Extrapolation-Based Scale Effect Model for Granular Heap Modulus

Abstract

The numerical analysis was used to predict the rockfill dam displacement, and the model parameters were calibrated using the triaxial experiments on scale-down rockfill samples. Due to the scale effect of rockfill material, the displacements were usually underestimated in the design phase. This study focused on the scale effect of rockfill material and an extrapolation model was proposed to extrapolate the prototype modulus from the laboratory modulus. By conducting confined compression experiments, the size effect was investigated using ball heaps. Based on the experimental findings, considering a granular heap as a cumulative particle structure, the structural mechanics approach was introduced to establish the size effect model. Then, the boundary constrain effect model was speculated using the elastic mechanics analysis. By conducting the confined experiments on ball heaps, the modulus variation with particle breakage was investigated and the breakage effect model was established consequently. Finally, via combining the effects from the size, boundary constrain, and particle breakage, a scale effect model was established for extrapolating prototype modulus from the laboratory modulus. The proposed model was evaluated through numerical analysis of an actual dam.
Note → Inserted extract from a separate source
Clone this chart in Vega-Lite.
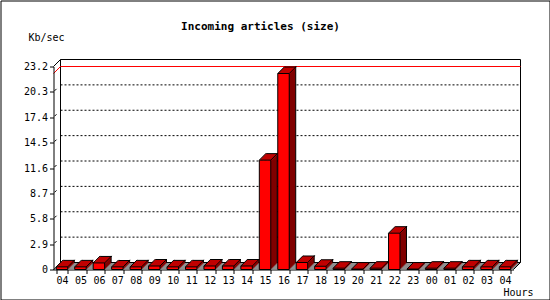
{
  "$schema": "https://vega.github.io/schema/vega-lite/v6.json",
  "width": 549,
  "height": 299,
  "autosize": {"type": "none"},
  "padding": {"left": 0.5, "top": 0.5, "right": 0.5, "bottom": 0.5},
  "background": "#ffffff",
  "config": {"view": {"stroke": "#000000", "strokeWidth": 1, "fill": "#ffffff"}},
  "title": {"text": "Incoming articles (size)", "font": "DejaVu Sans Mono", "fontSize": 11, "fontWeight": "bold", "color": "#000000", "anchor": "middle", "frame": "group", "orient": "top", "baseline": "middle", "offset": -37, "dx": -14.5},
  "datasets": {
    "bars": [
      {"i": 0, "hour": "04", "v": 0.3},
      {"i": 1, "hour": "05", "v": 0.3},
      {"i": 2, "hour": "06", "v": 0.75},
      {"i": 3, "hour": "07", "v": 0.3},
      {"i": 4, "hour": "08", "v": 0.3},
      {"i": 5, "hour": "09", "v": 0.4},
      {"i": 6, "hour": "10", "v": 0.3},
      {"i": 7, "hour": "11", "v": 0.3},
      {"i": 8, "hour": "12", "v": 0.4},
      {"i": 9, "hour": "13", "v": 0.4},
      {"i": 10, "hour": "14", "v": 0.4},
      {"i": 11, "hour": "15", "v": 12.5},
      {"i": 12, "hour": "16", "v": 22.4},
      {"i": 13, "hour": "17", "v": 0.8},
      {"i": 14, "hour": "18", "v": 0.37},
      {"i": 15, "hour": "19", "v": 0.15},
      {"i": 16, "hour": "20", "v": 0.05},
      {"i": 17, "hour": "21", "v": 0.15},
      {"i": 18, "hour": "22", "v": 4.15},
      {"i": 19, "hour": "23", "v": 0.05},
      {"i": 20, "hour": "00", "v": 0.15},
      {"i": 21, "hour": "01", "v": 0.15},
      {"i": 22, "hour": "02", "v": 0.3},
      {"i": 23, "hour": "03", "v": 0.3},
      {"i": 24, "hour": "04", "v": 0.3}
    ],
    "grid": [{"g": 2.9}, {"g": 5.8}, {"g": 8.7}, {"g": 11.6}, {"g": 14.5}, {"g": 17.4}, {"g": 20.3}],
    "maxline": [{"m": 22.4}],
    "one": [{}]
  },
  "resolve": {"scale": {"x": "independent", "y": "independent"}, "axis": {"x": "independent", "y": "independent"}},
  "layer": [
    {
      "data": {"name": "one"},
      "layer": [
        {
          "mark": {"type": "rect", "fill": "#ffffff", "stroke": "#000000", "strokeWidth": 1, "xOffset": 7, "x2Offset": 7, "yOffset": -7, "y2Offset": -7},
          "encoding": {
            "x": {"datum": 0, "type": "quantitative", "scale": {"domain": [0, 1], "range": [53, 513], "nice": false, "zero": false}, "axis": null},
            "x2": {"datum": 1},
            "y": {"datum": 0, "type": "quantitative", "scale": {"domain": [0, 23.2], "range": [269, 66], "nice": false, "zero": true}, "axis": null},
            "y2": {"datum": 23.2}
          }
        },
        {
          "data": {"name": "grid"},
          "mark": {"type": "rule", "color": "#000000", "strokeWidth": 1, "strokeDash": [2, 2], "xOffset": 7, "x2Offset": 7, "yOffset": -7},
          "encoding": {
            "x": {"datum": 0, "type": "quantitative"},
            "x2": {"datum": 1},
            "y": {"field": "g", "type": "quantitative", "axis": null}
          }
        },
        {
          "data": {"name": "grid"},
          "mark": {"type": "rule", "color": "#000000", "strokeWidth": 1, "xOffset": 1, "x2Offset": 3, "yOffset": -1, "y2Offset": -3},
          "encoding": {
            "x": {"datum": 0, "type": "quantitative"},
            "x2": {"datum": 0},
            "y": {"field": "g", "type": "quantitative", "axis": null},
            "y2": {"field": "g"}
          }
        },
        {
          "data": {"name": "maxline"},
          "mark": {"type": "rule", "color": "#ff0000", "strokeWidth": 1, "xOffset": 7, "x2Offset": 7, "yOffset": -7},
          "encoding": {
            "x": {"datum": 0, "type": "quantitative"},
            "x2": {"datum": 1},
            "y": {"field": "m", "type": "quantitative", "axis": null}
          }
        },
        {
          "data": {"name": "maxline"},
          "mark": {"type": "rule", "color": "#ff0000", "strokeWidth": 1, "x2Offset": 7, "y2Offset": -7},
          "encoding": {
            "x": {"datum": 0, "type": "quantitative"},
            "x2": {"datum": 0},
            "y": {"field": "m", "type": "quantitative", "axis": null},
            "y2": {"field": "m"}
          }
        },
        {
          "mark": {"type": "rule", "color": "#000000", "strokeWidth": 1, "x2Offset": 7, "y2Offset": -7},
          "encoding": {
            "x": {"datum": 0, "type": "quantitative"},
            "x2": {"datum": 0},
            "y": {"datum": 23.2, "type": "quantitative", "axis": null},
            "y2": {"datum": 23.2}
          }
        },
        {
          "mark": {"type": "rule", "color": "#000000", "strokeWidth": 1, "x2Offset": 7, "y2Offset": -7},
          "encoding": {
            "x": {"datum": 0, "type": "quantitative"},
            "x2": {"datum": 0},
            "y": {"datum": 0, "type": "quantitative", "axis": null},
            "y2": {"datum": 0}
          }
        },
        {"mark": {"type": "rule", "color": "#909090", "strokeWidth": 1, "xOffset": 1, "x2Offset": 1, "yOffset": -1}, "encoding": {"x": {"datum": 0, "type": "quantitative"}, "x2": {"datum": 1}, "y": {"datum": 0, "type": "quantitative", "axis": null}}},
        {"mark": {"type": "rule", "color": "#909090", "strokeWidth": 1, "xOffset": 2, "x2Offset": 2, "yOffset": -2}, "encoding": {"x": {"datum": 0, "type": "quantitative"}, "x2": {"datum": 1}, "y": {"datum": 0, "type": "quantitative", "axis": null}}},
        {"mark": {"type": "rule", "color": "#909090", "strokeWidth": 1, "xOffset": 3, "x2Offset": 3, "yOffset": -3}, "encoding": {"x": {"datum": 0, "type": "quantitative"}, "x2": {"datum": 1}, "y": {"datum": 0, "type": "quantitative", "axis": null}}},
        {"mark": {"type": "rule", "color": "#909090", "strokeWidth": 1, "xOffset": 4, "x2Offset": 4, "yOffset": -4}, "encoding": {"x": {"datum": 0, "type": "quantitative"}, "x2": {"datum": 1}, "y": {"datum": 0, "type": "quantitative", "axis": null}}},
        {"mark": {"type": "rule", "color": "#909090", "strokeWidth": 1, "xOffset": 5, "x2Offset": 5, "yOffset": -5}, "encoding": {"x": {"datum": 0, "type": "quantitative"}, "x2": {"datum": 1}, "y": {"datum": 0, "type": "quantitative", "axis": null}}},
        {"mark": {"type": "rule", "color": "#909090", "strokeWidth": 1, "xOffset": 6, "x2Offset": 6, "yOffset": -6}, "encoding": {"x": {"datum": 0, "type": "quantitative"}, "x2": {"datum": 1}, "y": {"datum": 0, "type": "quantitative", "axis": null}}},
        {
          "mark": {"type": "rule", "color": "#000000", "strokeWidth": 1, "x2Offset": 7, "y2Offset": -7},
          "encoding": {
            "x": {"datum": 1, "type": "quantitative"},
            "x2": {"datum": 1},
            "y": {"datum": 0, "type": "quantitative", "axis": null},
            "y2": {"datum": 0}
          }
        }
      ]
    },
    {
      "data": {"name": "bars"},
      "encoding": {
        "x": {
          "field": "i", "type": "ordinal",
          "scale": {"range": [53, 513], "paddingInner": 0.38, "paddingOuter": 0.15},
          "axis": {
            "orient": "bottom", "offset": -30, "zindex": 1,
            "domainColor": "#000000", "tickColor": "#000000", "tickSize": 4, "tickBand": "extent",
            "labelAngle": 0, "labelFont": "DejaVu Sans Mono", "labelFontSize": 10, "labelColor": "#000000", "labelPadding": 2,
            "labelExpr": "['04','05','06','07','08','09','10','11','12','13','14','15','16','17','18','19','20','21','22','23','00','01','02','03','04'][datum.value]",
            "title": "Hours", "titleFont": "DejaVu Sans Mono", "titleFontSize": 10, "titleFontWeight": "normal", "titleColor": "#000000",
            "titleAlign": "right", "titleBaseline": "middle", "titleX": 532.5, "titleY": 22.5, "titleAnchor": null
          }
        },
        "y": {
          "field": "v", "type": "quantitative",
          "scale": {"domain": [0, 23.2], "range": [269, 66], "nice": false, "zero": true},
          "axis": {
            "orient": "left", "offset": -53, "zindex": 1, "grid": false,
            "values": [0, 2.9, 5.8, 8.7, 11.6, 14.5, 17.4, 20.3, 23.2],
            "labelExpr": "datum.value == 0 ? '0' : format(datum.value, '.1f')",
            "domainColor": "#000000", "tickColor": "#000000", "tickSize": 4,
            "labelFont": "DejaVu Sans Mono", "labelFontSize": 10, "labelColor": "#000000", "labelPadding": 2,
            "title": "Kb/sec", "titleFont": "DejaVu Sans Mono", "titleFontSize": 10, "titleFontWeight": "normal", "titleColor": "#000000",
            "titleAngle": 0, "titleAlign": "left", "titleBaseline": "middle", "titleX": -25.5, "titleY": 36.5, "titleAnchor": null
          }
        }
      },
      "layer": [
        {"mark": {"type": "rule", "color": "#800000", "strokeWidth": 2, "xOffset": 6.22, "yOffset": -1, "y2Offset": -1}, "encoding": {"y2": {"datum": 0}}},
        {"mark": {"type": "rule", "color": "#800000", "strokeWidth": 2, "xOffset": 7.22, "yOffset": -2, "y2Offset": -2}, "encoding": {"y2": {"datum": 0}}},
        {"mark": {"type": "rule", "color": "#800000", "strokeWidth": 2, "xOffset": 8.22, "yOffset": -3, "y2Offset": -3}, "encoding": {"y2": {"datum": 0}}},
        {"mark": {"type": "rule", "color": "#800000", "strokeWidth": 2, "xOffset": 9.22, "yOffset": -4, "y2Offset": -4}, "encoding": {"y2": {"datum": 0}}},
        {"mark": {"type": "rule", "color": "#800000", "strokeWidth": 2, "xOffset": 10.22, "yOffset": -5, "y2Offset": -5}, "encoding": {"y2": {"datum": 0}}},
        {"mark": {"type": "rule", "color": "#800000", "strokeWidth": 2, "xOffset": 11.22, "yOffset": -6, "y2Offset": -6}, "encoding": {"y2": {"datum": 0}}},
        {"mark": {"type": "rule", "color": "#000000", "strokeWidth": 1, "xOffset": 12.22, "yOffset": -7, "y2Offset": -7}, "encoding": {"y2": {"datum": 0}}},
        {"mark": {"type": "tick", "orient": "horizontal", "size": 11.45, "thickness": 2, "color": "#c00000", "opacity": 1, "xOffset": 1, "yOffset": -0.5}},
        {"mark": {"type": "tick", "orient": "horizontal", "size": 11.45, "thickness": 2, "color": "#c00000", "opacity": 1, "xOffset": 2, "yOffset": -1.5}},
        {"mark": {"type": "tick", "orient": "horizontal", "size": 11.45, "thickness": 2, "color": "#c00000", "opacity": 1, "xOffset": 3, "yOffset": -2.5}},
        {"mark": {"type": "tick", "orient": "horizontal", "size": 11.45, "thickness": 2, "color": "#c00000", "opacity": 1, "xOffset": 4, "yOffset": -3.5}},
        {"mark": {"type": "tick", "orient": "horizontal", "size": 11.45, "thickness": 2, "color": "#c00000", "opacity": 1, "xOffset": 5, "yOffset": -4.5}},
        {"mark": {"type": "tick", "orient": "horizontal", "size": 11.45, "thickness": 2, "color": "#c00000", "opacity": 1, "xOffset": 6, "yOffset": -5.5}},
        {"mark": {"type": "tick", "orient": "horizontal", "size": 11.45, "thickness": 1, "color": "#000000", "opacity": 1, "xOffset": 7, "yOffset": -6.5}},
        {"mark": {"type": "rule", "color": "#000000", "strokeWidth": 1, "xOffset": -5.72, "x2Offset": 1.28, "y2Offset": -7}, "encoding": {"x2": {"field": "i"}, "y2": {"field": "v"}}},
        {"mark": {"type": "rule", "color": "#000000", "strokeWidth": 1, "xOffset": 5.72, "x2Offset": 12.72, "y2Offset": -7}, "encoding": {"x2": {"field": "i"}, "y2": {"field": "v"}}},
        {"mark": {"type": "bar", "color": "#ff0000", "stroke": "#000000", "strokeWidth": 1}}
      ]
    }
  ]
}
The experimental results revealed that the compressive modulus decreased as the initial void ratio increased; under the same initial void ratio, the compressive modulus decreased as the ratio of the specimen width to particle size increased; the compressive modulus decreased as the particle breakage increased. The numerical analysis results showed that prediction accuracy for rockfill dam displacement was improved by 8%–10%. The proposed model represents a new approach for investigating the scale effect of rockfill material, which could be adopted by engineers to improve the prediction of rockfill dam displacement.